Tout est maîtrisé et voulu, pensé jusqu’au dernier carat. Sur chaque page quatre idées qui n’ont rien à voir les unes avec les autres, autant de rebondissements qui, pourtant, donnent une impression d’ensemble. La cohérence de l’incohérence, en somme.

Les mots choisis avec parcimonie ne le sont jamais par hasard : « La fermière/ Avec ses œufs frais/ Ponctuelle ». Avec l’œuf, on retrouve ainsi également l’idée et le son du mot « ponte » dans « ponctuelle ».

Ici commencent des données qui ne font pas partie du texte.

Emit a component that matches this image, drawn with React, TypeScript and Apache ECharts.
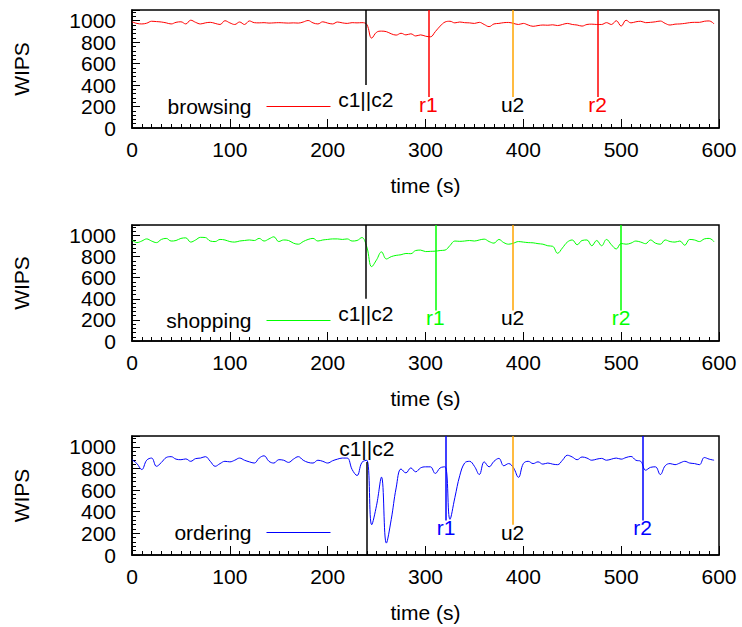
import React, { useEffect, useRef } from 'react';
import * as echarts from 'echarts';

const FONT = "'Liberation Sans', Arial, Helvetica, sans-serif";
const FS = 21;

const TIME = [
  0, 5, 10, 15, 20, 25, 30, 35, 40, 45,
  50, 55, 60, 65, 70, 75, 80, 85, 90, 95,
  100, 105, 110, 115, 120, 125, 130, 135, 140, 145,
  150, 155, 160, 165, 170, 175, 180, 185, 190, 195,
  200, 205, 210, 215, 220, 225, 230, 235, 240, 245,
  250, 255, 260, 265, 270, 275, 280, 285, 290, 295,
  300, 305, 310, 315, 320, 325, 330, 335, 340, 345,
  350, 355, 360, 365, 370, 375, 380, 385, 390, 395,
  400, 405, 410, 415, 420, 425, 430, 435, 440, 445,
  450, 455, 460, 465, 470, 475, 480, 485, 490, 495,
  500, 505, 510, 515, 520, 525, 530, 535, 540, 545,
  550, 555, 560, 565, 570, 575, 580, 585, 590, 595,
];

const BROWSING = [
  990, 975, 970, 977, 995, 992, 988, 980, 970, 985,
  990, 970, 1005, 985, 970, 980, 985, 975, 965, 1000,
  980, 965, 988, 965, 998, 982, 980, 982, 978, 980,
  982, 980, 978, 980, 978, 988, 1002, 980, 970, 990,
  978, 970, 988, 980, 975, 982, 980, 982, 965, 838,
  893, 903, 898, 878, 866, 883, 868, 878, 858, 868,
  856, 850, 898, 950, 988, 995, 980, 988, 982, 980,
  975, 985, 965, 945, 970, 975, 982, 984, 975, 965,
  975, 960, 948, 955, 960, 958, 962, 955, 965, 975,
  965, 960, 950, 965, 968, 965, 965, 982, 965, 1000,
  950, 1005, 980, 990, 995, 982, 985, 990, 997, 975,
  960, 968, 970, 975, 982, 985, 985, 995, 998, 970,
];

const SHOPPING = [
  958, 933, 948, 968, 948, 933, 963, 973, 948, 953,
  973, 978, 938, 958, 983, 981, 948, 943, 963, 958,
  943, 938, 948, 953, 958, 953, 973, 948, 968, 988,
  943, 958, 953, 928, 918, 943, 963, 973, 948, 958,
  963, 968, 968, 963, 968, 948, 953, 981, 892, 705,
  770, 845, 778, 800, 812, 818, 830, 828, 858, 862,
  848, 850, 852, 858, 862, 905, 948, 945, 948, 953,
  948, 958, 966, 943, 928, 963, 933, 918, 928, 943,
  938, 933, 931, 923, 918, 903, 898, 832, 883, 938,
  958, 913, 953, 958, 903, 953, 903, 963, 913, 873,
  925, 918, 928, 948, 938, 923, 958, 928, 918, 958,
  943, 938, 948, 908, 963, 958, 943, 968, 973, 941,
];

const ORDERING = [
  881, 845, 790, 876, 896, 820, 855, 901, 909, 886,
  881, 888, 866, 891, 896, 909, 866, 820, 845, 866,
  861, 876, 896, 876, 861, 850, 896, 917, 866, 850,
  881, 876, 856, 886, 909, 876, 856, 850, 876, 866,
  850, 871, 886, 896, 896, 790, 735, 856, 876, 280,
  460, 720, 110, 330, 620, 795, 759, 805, 769, 805,
  815, 815, 754, 805, 815, 330, 530, 733, 850, 866,
  820, 744, 861, 815, 866, 893, 825, 845, 805, 718,
  845, 866, 845, 861, 840, 850, 840, 835, 876, 922,
  906, 881, 906, 896, 876, 886, 893, 876, 886, 896,
  886, 901, 911, 876, 866, 784, 810, 815, 744, 825,
  845, 835, 850, 866, 850, 845, 835, 901, 886, 876,
];

const SERIES_NAMES = ['browsing', 'shopping', 'ordering'];
const SERIES_COLORS = ['#ff0000', '#00ff00', '#0000ff'];
const SERIES_VALUES = [BROWSING, SHOPPING, ORDERING];

const EVENT_LABELS = ['c1||c2', 'r1', 'u2', 'r2'];
const EVENT_TIMES = [
  [239, 303, 389, 476],
  [239, 310, 389, 500],
  [240, 321, 389, 522],
];
// lower end of each event line (WIPS)
const EVENT_ENDS = [
  [400, 290, 290, 290],
  [400, 290, 290, 290],
  [0, 320, 280, 320],
];
const C1C2_TOP_ORDERING = 860;

const Y_MAX = 1100;
const X_MAX = 600;

const GRID_TOPS = [10, 225, 436];
const GRID_HEIGHTS = [118, 116, 119];
const LEGEND_TOPS = [96, 310, 522];

function eventLines(panel: number) {
  const color = SERIES_COLORS[panel];
  return EVENT_LABELS.map((label, k) => {
    const t = EVENT_TIMES[panel][k];
    const lineColor = k === 0 ? '#000000' : k === 2 ? '#ffa500' : color;
    const labelColor = k === 0 || k === 2 ? '#000000' : color;
    const isTopLabel = panel === 2 && k === 0;
    const top = isTopLabel ? C1C2_TOP_ORDERING : Y_MAX;
    return [
      {
        coord: [t, top],
        lineStyle: { color: lineColor, width: 1.5, type: 'solid' },
        label: {
          show: true,
          position: isTopLabel ? 'start' : 'end',
          formatter: label,
          color: labelColor,
          fontSize: FS,
          fontFamily: FONT,
          distance: isTopLabel ? 3 : k === 0 ? 4 : -3,
        },
      },
      { coord: [t, EVENT_ENDS[panel][k]] },
    ];
  });
}

export default function App() {
  const ref = useRef<HTMLDivElement>(null);
  useEffect(() => {
    if (!ref.current) return;
    const chart = echarts.init(ref.current, null, { renderer: 'svg' });
    const axisText = { fontSize: FS, color: '#000', fontFamily: FONT };
    const plain = (v: number) => String(v);
    const option: any = {
      animation: false,
      backgroundColor: '#ffffff',
      grid: GRID_TOPS.map((top, i) => ({
        left: 132,
        right: 23,
        top,
        height: GRID_HEIGHTS[i],
        show: true,
        borderColor: '#000',
        borderWidth: 1.5,
        backgroundColor: 'transparent',
      })),
      legend: SERIES_NAMES.map((n, i) => ({
        data: [n],
        right: 411,
        top: LEGEND_TOPS[i],
        align: 'right',
        orient: 'horizontal',
        itemWidth: 64,
        itemHeight: 14,
        padding: 0,
        selectedMode: false,
        itemStyle: { opacity: 0 },
        lineStyle: { width: 1 },
        textStyle: { ...axisText, padding: [0, 10, 0, 0] },
      })),
      xAxis: GRID_TOPS.map((_, i) => ({
        type: 'value',
        gridIndex: i,
        min: 0,
        max: X_MAX,
        interval: 100,
        axisLine: { show: true, lineStyle: { color: '#000', width: 1.5 } },
        axisTick: { show: true, inside: true, length: 9, lineStyle: { color: '#000', width: 1 } },
        minorTick: { show: true, splitNumber: 10, length: 4, lineStyle: { color: '#000', width: 1 } },
        splitLine: { show: false },
        axisLabel: { ...axisText, margin: 11, formatter: plain },
        name: 'time (s)',
        nameLocation: 'middle',
        nameGap: 47,
        nameTextStyle: axisText,
      })),
      yAxis: GRID_TOPS.map((_, i) => ({
        type: 'value',
        gridIndex: i,
        min: 0,
        max: Y_MAX,
        interval: 200,
        axisLine: { show: true, lineStyle: { color: '#000', width: 1.5 } },
        axisTick: { show: true, inside: true, length: 8, lineStyle: { color: '#000', width: 1 } },
        minorTick: { show: true, splitNumber: 5, length: 4, lineStyle: { color: '#000', width: 1 } },
        splitLine: { show: false },
        axisLabel: { ...axisText, margin: 16, showMaxLabel: false, formatter: plain },
        name: 'WIPS',
        nameLocation: 'middle',
        nameGap: 100,
        nameRotate: 90,
        nameTextStyle: axisText,
      })),
      series: SERIES_NAMES.map((name, i) => ({
        name,
        type: 'line',
        xAxisIndex: i,
        yAxisIndex: i,
        data: TIME.map((t, j) => [t, SERIES_VALUES[i][j]]),
        symbol: 'none',
        showSymbol: false,
        smooth: 0.4,
        color: SERIES_COLORS[i],
        lineStyle: { color: SERIES_COLORS[i], width: 1 },
        markLine: {
          silent: true,
          symbol: ['none', 'none'],
          animation: false,
          data: eventLines(i),
        },
      })),
    };
    chart.setOption(option);
    return () => chart.dispose();
  }, []);
  return (
    <div
      ref={ref}
      style={{ position: 'fixed', left: 0, top: 0, width: 742, height: 627, background: '#fff' }}
    />
  );
}
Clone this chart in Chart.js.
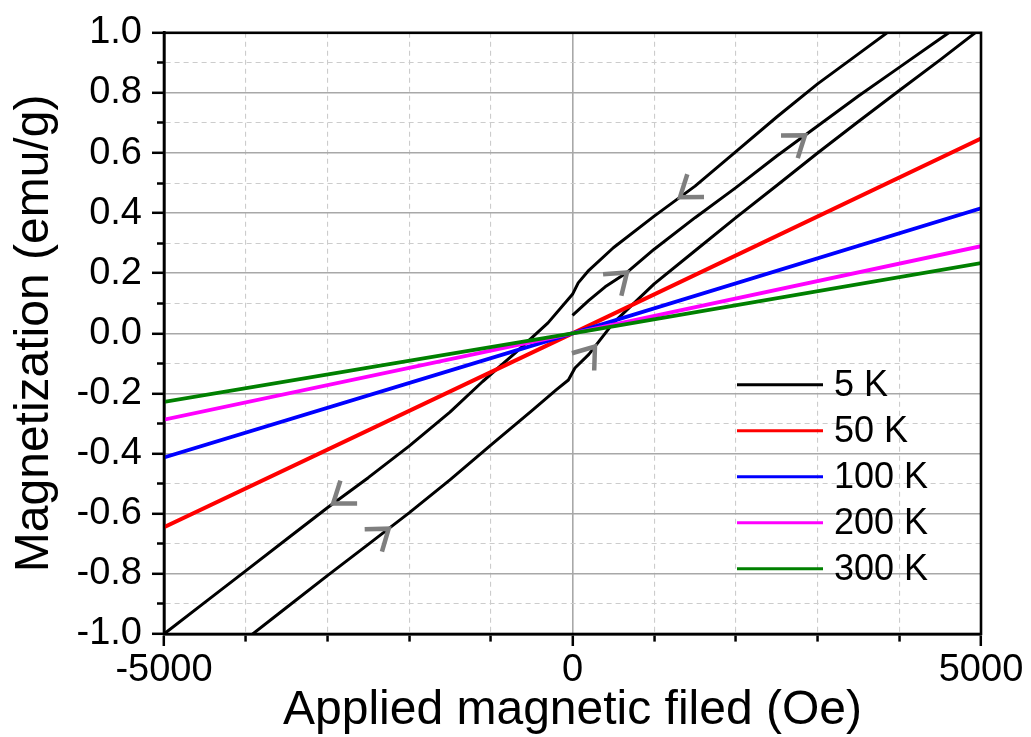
<!DOCTYPE html>
<html>
<head>
<meta charset="utf-8">
<script src="https://cdn.jsdelivr.net/npm/chart.js@4/dist/chart.umd.min.js"></script>
<style>
html,body{margin:0;padding:0;background:#ffffff;overflow:hidden}
canvas{display:block}
</style>
</head>
<body>
<canvas id="c" width="1031" height="737"></canvas>
<script>
// ---------------- data ----------------
// 5 K: initial (virgin) curve, 0 -> +5000 Oe
const H_5K_VIRGIN = [0, 200, 400, 663, 1000, 1500, 2000, 2500, 3000, 3500, 4000, 4500, 5000];
const M_5K_VIRGIN = [0.06, 0.11, 0.155, 0.202, 0.28, 0.385, 0.485, 0.59, 0.69, 0.79, 0.885, 0.98, 1.075];
// 5 K: descending branch, +5000 -> -5000 Oe
const H_5K_DOWN = [5000, 4500, 4000, 3500, 3000, 2500, 2000, 1500, 1000, 500, 200, 70, 0, -300, -700, -1100, -1500, -2000, -2500, -3000, -3500, -4000, -4500, -5000];
const M_5K_DOWN = [1.23, 1.125, 1.03, 0.93, 0.83, 0.72, 0.605, 0.49, 0.39, 0.285, 0.21, 0.168, 0.13, 0.035, -0.065, -0.16, -0.262, -0.375, -0.48, -0.58, -0.685, -0.79, -0.895, -1.0];
// 5 K: ascending branch, -5000 -> +5000 Oe
const H_5K_UP = [-5000, -4500, -4000, -3500, -3000, -2500, -2000, -1500, -1000, -500, -200, -50, 30, 200, 500, 1000, 1500, 2000, 2500, 3000, 3500, 4000, 4500, 5000];
const M_5K_UP = [-1.225, -1.12, -1.018, -0.912, -0.806, -0.702, -0.597, -0.487, -0.372, -0.258, -0.188, -0.155, -0.115, -0.07, 0.035, 0.165, 0.275, 0.385, 0.492, 0.6, 0.705, 0.808, 0.91, 1.015];
// higher temperatures (linear)
const H_LINEAR = [-5000, 0, 5000];
const M_50K  = [-0.645, 0, 0.648];
const M_100K = [-0.413, 0, 0.416];
const M_200K = [-0.287, 0, 0.290];
const M_300K = [-0.228, 0, 0.234];

// legend
const LEGEND_LABELS = ['5 K', '50 K', '100 K', '200 K', '300 K'];
const LEGEND_COLORS = ['#000000', '#ff0000', '#0000ff', '#ff00ff', '#008000'];

// tick labels
const X_LABELED_TICKS = [-5000, 0, 5000];
const X_TICK_LABELS = ['-5000', '0', '5000'];
const Y_TICK_LABELS = ['-1.0', '-0.8', '-0.6', '-0.4', '-0.2', '0.0', '0.2', '0.4', '0.6', '0.8', '1.0'];

// sweep-direction arrows: branch, field position, direction (+1 = increasing field)
const ARROW_BRANCH = ['down', 'virgin', 'virgin', 'up', 'down', 'up'];
const ARROW_FIELD  = [1316, 2846, 667, 275, -2930, -2250];
const ARROW_DIR    = [-1, 1, 1, 1, -1, 1];

// ---------------- helpers ----------------
const pts = (hs, ms) => hs.map((h, i) => ({x: h, y: ms[i]}));
const BRANCHES = {
  virgin: [H_5K_VIRGIN, M_5K_VIRGIN],
  down: [H_5K_DOWN, M_5K_DOWN],
  up: [H_5K_UP, M_5K_UP]
};
const FONT = "'Liberation Sans', Arial, Helvetica, sans-serif";
const isMajorX = v => Math.abs(v % 5000) < 1e-6;
const isMajorY = v => Math.abs(Math.round(v * 10)) % 2 === 0;

const lineDs = (label, data, color, width, order) => ({
  label, data, borderColor: color, backgroundColor: color, borderWidth: width,
  pointRadius: 0, pointHoverRadius: 0, fill: false, tension: 0, order,
  borderJoinStyle: 'round'
});

// frame, arrows and legend
const decorations = {
  id: 'decorations',
  afterDatasetsDraw(chart) {
    const {ctx, chartArea: a, scales: {x, y}} = chart;
    // arrows
    ctx.save();
    ctx.strokeStyle = '#7f7f7f';
    ctx.lineWidth = 4.5;
    ctx.lineCap = 'butt';
    ctx.lineJoin = 'miter';
    ARROW_FIELD.forEach((h, k) => {
      const [hs, ms] = BRANCHES[ARROW_BRANCH[k]];
      let i = 0;
      for (; i < hs.length - 1; i++) {
        const lo = Math.min(hs[i], hs[i + 1]), hi = Math.max(hs[i], hs[i + 1]);
        if (h >= lo && h <= hi) break;
      }
      const t = (h - hs[i]) / (hs[i + 1] - hs[i]);
      const m = ms[i] + t * (ms[i + 1] - ms[i]);
      const px = x.getPixelForValue(h), py = y.getPixelForValue(m);
      const lo = hs[i] < hs[i + 1] ? i : i + 1, hi = lo === i ? i + 1 : i;
      let dx = x.getPixelForValue(hs[hi]) - x.getPixelForValue(hs[lo]);
      let dy = y.getPixelForValue(ms[hi]) - y.getPixelForValue(ms[lo]);
      const len = Math.hypot(dx, dy);
      dx /= len; dy /= len;
      const bx = -ARROW_DIR[k] * dx, by = -ARROW_DIR[k] * dy;
      const ang = 36 * Math.PI / 180, L = 24;
      const r = (s) => [bx * Math.cos(s) - by * Math.sin(s), bx * Math.sin(s) + by * Math.cos(s)];
      const [ax1, ay1] = r(ang), [ax2, ay2] = r(-ang);
      ctx.beginPath();
      ctx.moveTo(px + ax1 * L, py + ay1 * L);
      ctx.lineTo(px, py);
      ctx.lineTo(px + ax2 * L, py + ay2 * L);
      ctx.stroke();
    });
    ctx.restore();
    // frame
    ctx.save();
    ctx.strokeStyle = '#000';
    ctx.lineWidth = 2.6;
    ctx.strokeRect(a.left, a.top, a.right - a.left, a.bottom - a.top);
    ctx.restore();
  },
  afterDraw(chart) {
    const {ctx, chartArea: a} = chart;
    ctx.save();
    const x0 = a.right - 244, x1 = a.right - 158, tx = a.right - 147;
    const y0 = a.top + 352, dyRow = 46;
    ctx.font = '36px ' + FONT;
    ctx.textBaseline = 'middle';
    ctx.textAlign = 'left';
    LEGEND_LABELS.forEach((lab, i) => {
      const yy = y0 + i * dyRow;
      ctx.strokeStyle = LEGEND_COLORS[i];
      ctx.lineWidth = 3;
      ctx.beginPath();
      ctx.moveTo(x0, yy);
      ctx.lineTo(x1, yy);
      ctx.stroke();
      ctx.fillStyle = '#000';
      ctx.fillText(lab, tx, yy + 1);
    });
    ctx.restore();
  }
};

new Chart(document.getElementById('c'), {
  type: 'line',
  data: {
    datasets: [
      lineDs('5 K', pts(H_5K_VIRGIN, M_5K_VIRGIN), '#000000', 3, 7),
      lineDs('5 K', pts(H_5K_DOWN, M_5K_DOWN), '#000000', 3, 6),
      lineDs('5 K', pts(H_5K_UP, M_5K_UP), '#000000', 3, 5),
      lineDs('50 K', pts(H_LINEAR, M_50K), '#ff0000', 4, 4),
      lineDs('100 K', pts(H_LINEAR, M_100K), '#0000ff', 3.8, 3),
      lineDs('200 K', pts(H_LINEAR, M_200K), '#ff00ff', 3.8, 2),
      lineDs('300 K', pts(H_LINEAR, M_300K), '#008000', 3.8, 1)
    ]
  },
  options: {
    responsive: false,
    animation: false,
    devicePixelRatio: 1,
    events: [],
    layout: {padding: {top: 31, right: 50, left: 0, bottom: 0}},
    plugins: {legend: {display: false}, tooltip: {enabled: false}, title: {display: false}},
    scales: {
      x: {
        type: 'linear', position: 'bottom', min: -5000, max: 5000,
        afterFit: s => { s.height = 103; },
        ticks: {
          stepSize: 1000, autoSkip: false, maxRotation: 0, padding: 2, color: '#000',
          font: {family: FONT, size: 38},
          callback: v => { const k = X_LABELED_TICKS.indexOf(v); return k >= 0 ? X_TICK_LABELS[k] : ''; }
        },
        grid: {
          color: c => isMajorX(c.tick.value) ? '#a8a8a8' : '#cccccc',
          lineWidth: c => isMajorX(c.tick.value) ? 1.6 : 1.1,
          drawTicks: true, tickLength: 12, tickWidth: 2.5, tickColor: '#000',
          tickBorderDash: c => isMajorX(c.tick.value) ? [] : [6, 40]
        },
        border: {display: true, color: '#000', width: 2.6,
          dash: c => (c.tick && !isMajorX(c.tick.value)) ? [5, 4] : []},
        title: {display: true, text: 'Applied magnetic filed (Oe)', color: '#000',
          font: {family: FONT, size: 48, lineHeight: 1.1}, padding: {top: 0, bottom: 0}}
      },
      y: {
        type: 'linear', position: 'left', min: -1, max: 1,
        afterFit: s => { s.width = 164; },
        ticks: {
          stepSize: 0.1, autoSkip: false, padding: 10, color: '#000',
          font: {family: FONT, size: 38},
          callback: (v, i) => (i % 2 === 0 ? Y_TICK_LABELS[i / 2] : '')
        },
        grid: {
          color: c => isMajorY(c.tick.value) ? '#a8a8a8' : '#cccccc',
          lineWidth: c => isMajorY(c.tick.value) ? 1.6 : 1.1,
          drawTicks: true, tickLength: 12, tickWidth: 2.5, tickColor: '#000',
          tickBorderDash: c => isMajorY(c.tick.value) ? [] : [0, 5, 8, 40]
        },
        border: {display: true, color: '#000', width: 2.6,
          dash: c => (c.tick && !isMajorY(c.tick.value)) ? [5, 4] : []},
        title: {display: true, text: 'Magnetization (emu/g)', color: '#000',
          font: {family: FONT, size: 48, lineHeight: 1.1}, padding: {top: 8, bottom: 0}}
      }
    }
  },
  plugins: [decorations]
});
</script>
</body>
</html>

Ces provocations littéraires, non dénuées d’humour (« Haï- kaïsation/ Ils vont me maudire ») sont à appréhender par leurs mots, par leurs sons, par leurs sous-entendus à laisser dériver les sens différents dans leur propre science.

On croit qu’on va lire vite. Rien n’est plus faux. Cela prend un temps fou.

Oui ! L’auteur est « Libéré/ Des chaînes de la routine » quand une seule lettre (!), (ô), donne toute la dimension cosmologique de ce qu’il veut dire.

Marcel, adepte du mouvement « Oulipo », aime le rappeler in situ : « Route oulipienne, verdure/ Monet », l’idée principale étant d’écrire un poème valable avec le moins de mots possible.

Une postface d’Olivier Salon éclaire parfaitement à ce sujet.